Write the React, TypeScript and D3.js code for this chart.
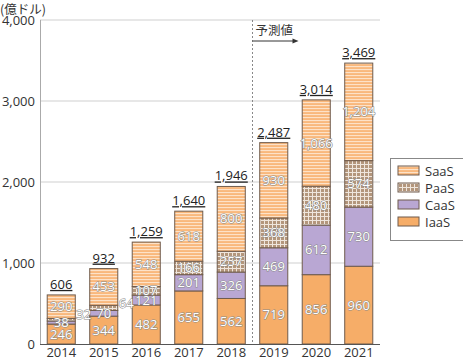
import * as d3 from "d3";

const years = ["2014", "2015", "2016", "2017", "2018", "2019", "2020", "2021"];
const iaas = [246, 344, 482, 655, 562, 719, 856, 960];
const caas = [38, 70, 121, 201, 326, 469, 612, 730];
const paas = [32, 64, 107, 166, 257, 368, 480, 574];
const saas = [290, 453, 548, 618, 800, 930, 1066, 1204];
const totals = [606, 932, 1259, 1640, 1946, 2487, 3014, 3469];
const yTicks = [0, 1000, 2000, 3000, 4000];
const seriesNames = ["IaaS", "CaaS", "PaaS", "SaaS"];
// labels that sit beside the bar instead of inside it
const outsideLabels = ["2014-PaaS", "2015-PaaS"];

const FONT = "'Open Sans', 'Noto Sans CJK JP', sans-serif";
const fills: Record<string, string> = {
  IaaS: "#f6ad68",
  CaaS: "#b9a7d3",
  PaaS: "url(#pat-paas)",
  SaaS: "url(#pat-saas)",
};

const App = () => {
  const width = 463,
    height = 360;
  const left = 40,
    right = 380,
    top = 20,
    bottom = 344;

  const x = d3.scaleBand().domain(years).range([left, right]).paddingInner(0.34).paddingOuter(0.17);
  const y = d3.scaleLinear().domain([0, 4000]).range([bottom, top]);

  const rows = years.map((yr, i) => ({ year: yr, IaaS: iaas[i], CaaS: caas[i], PaaS: paas[i], SaaS: saas[i] }));
  const stacked = d3.stack<any>().keys(seriesNames)(rows);
  const fmt = d3.format(",");
  const divider = ((x("2018") as number) + x.bandwidth() + (x("2019") as number)) / 2;

  return (
    <svg width={width} height={height} style={{ position: "absolute", left: 0, top: 0, fontFamily: FONT }}>
      <defs>
        <pattern id="pat-saas" width={4} height={3} patternUnits="userSpaceOnUse">
          <rect width={4} height={3} fill="#f9b87c" />
          <rect y={0} width={4} height={1.1} fill="#fde2c8" />
        </pattern>
        <pattern id="pat-paas" width={4} height={4} patternUnits="userSpaceOnUse">
          <rect width={4} height={4} fill="#b3967c" />
          <rect x={0} y={0} width={4} height={1} fill="#efe6dd" />
          <rect x={0} y={0} width={1} height={4} fill="#efe6dd" />
        </pattern>
      </defs>

      {/* unit label */}
      <text x={0} y={14} fontSize={12.5} fill="#333" fontFamily="'Noto Sans CJK JP', sans-serif">(億ドル)</text>

      {/* grid and y ticks */}
      {yTicks.map((t) => (
        <g key={t}>
          {t > 0 && <line x1={left} x2={right} y1={y(t)} y2={y(t)} stroke="#cfcfcf" />}
          <text x={35} y={y(t) + 4.5} textAnchor="end" fontSize={13} fill="#333">
            {fmt(t)}
          </text>
        </g>
      ))}
      <line x1={left + 0.5} x2={left + 0.5} y1={top} y2={bottom} stroke="#aaa" />

      {/* bars */}
      {stacked.map((s) => (
        <g key={s.key}>
          {s.map((d, i) => (
            <rect
              key={i}
              x={x(years[i]) as number}
              y={y(d[1])}
              width={x.bandwidth()}
              height={y(d[0]) - y(d[1])}
              fill={fills[s.key]}
              stroke="#6f5b4c"
              strokeWidth={1}
            />
          ))}
        </g>
      ))}

      {/* segment labels */}
      {stacked.map((s) =>
        s.map((d, i) => {
          const v = d[1] - d[0];
          const outside = outsideLabels.includes(`${years[i]}-${s.key}`);
          const cx = outside ? (x(years[i]) as number) + x.bandwidth() + 1 : (x(years[i]) as number) + x.bandwidth() / 2;
          const cy = outside ? y(d[0]) - 2 : y((d[0] + d[1]) / 2) + 4.5;
          return (
            <text
              key={`${s.key}-${i}`}
              x={cx}
              y={cy}
              textAnchor={outside ? "start" : "middle"}
              fontSize={13}
              fill="#ffffff"
              stroke="#8a8a8a"
              strokeWidth={1.1}
              style={{ paintOrder: "stroke" }}
            >
              {fmt(v)}
            </text>
          );
        })
      )}

      {/* totals */}
      {totals.map((t, i) => (
        <text
          key={i}
          x={(x(years[i]) as number) + x.bandwidth() / 2}
          y={y(stacked[3][i][1]) - 6}
          textAnchor="middle"
          fontSize={13}
          fill="#222"
          textDecoration="underline"
        >
          {fmt(t)}
        </text>
      ))}

      {/* bottom axis */}
      <line x1={left} x2={right} y1={bottom + 0.5} y2={bottom + 0.5} stroke="#555" />
      {years.map((yr) => (
        <text key={yr} x={(x(yr) as number) + x.bandwidth() / 2} y={357} textAnchor="middle" fontSize={13} fill="#333">
          {yr}
        </text>
      ))}

      {/* forecast divider */}
      <line x1={divider} x2={divider} y1={top} y2={bottom} stroke="#888" strokeDasharray="2,2" />
      <text x={divider + 3} y={35} fontSize={12.5} fill="#333" fontFamily="'Noto Sans CJK JP', sans-serif">予測値</text>
      <line x1={divider} x2={divider + 42} y1={41} y2={41} stroke="#333" />
      <path d={`M${divider + 46},41 L${divider + 40},38.5 L${divider + 40},43.5 Z`} fill="#333" />

      {/* legend */}
      <rect x={390.5} y={158.5} width={80} height={82} fill="#fff" stroke="#888" />
      {[...seriesNames].reverse().map((n, i) => (
        <g key={n} transform={`translate(398, ${166 + i * 17})`}>
          <rect width={21} height={9} fill={fills[n]} stroke="#6f5b4c" />
          <text x={27} y={9.5} fontSize={13} fill="#333">
            {n}
          </text>
        </g>
      ))}
    </svg>
  );
};

export default App;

**BRIEF:** Skip the pictures and restate exactly the lines from the beginning of the listing to the line with "number)) / 2;", that line included.

**RESPONSE TO THIS EXERCISE:**
Write the React, TypeScript and D3.js code for this chart.
import * as d3 from "d3";

const years = ["2014", "2015", "2016", "2017", "2018", "2019", "2020", "2021"];
const iaas = [246, 344, 482, 655, 562, 719, 856, 960];
const caas = [38, 70, 121, 201, 326, 469, 612, 730];
const paas = [32, 64, 107, 166, 257, 368, 480, 574];
const saas = [290, 453, 548, 618, 800, 930, 1066, 1204];
const totals = [606, 932, 1259, 1640, 1946, 2487, 3014, 3469];
const yTicks = [0, 1000, 2000, 3000, 4000];
const seriesNames = ["IaaS", "CaaS", "PaaS", "SaaS"];
// labels that sit beside the bar instead of inside it
const outsideLabels = ["2014-PaaS", "2015-PaaS"];

const FONT = "'Open Sans', 'Noto Sans CJK JP', sans-serif";
const fills: Record<string, string> = {
  IaaS: "#f6ad68",
  CaaS: "#b9a7d3",
  PaaS: "url(#pat-paas)",
  SaaS: "url(#pat-saas)",
};

const App = () => {
  const width = 463,
    height = 360;
  const left = 40,
    right = 380,
    top = 20,
    bottom = 344;

  const x = d3.scaleBand().domain(years).range([left, right]).paddingInner(0.34).paddingOuter(0.17);
  const y = d3.scaleLinear().domain([0, 4000]).range([bottom, top]);

  const rows = years.map((yr, i) => ({ year: yr, IaaS: iaas[i], CaaS: caas[i], PaaS: paas[i], SaaS: saas[i] }));
  const stacked = d3.stack<any>().keys(seriesNames)(rows);
  const fmt = d3.format(",");
  const divider = ((x("2018") as number) + x.bandwidth() + (x("2019") as number)) / 2;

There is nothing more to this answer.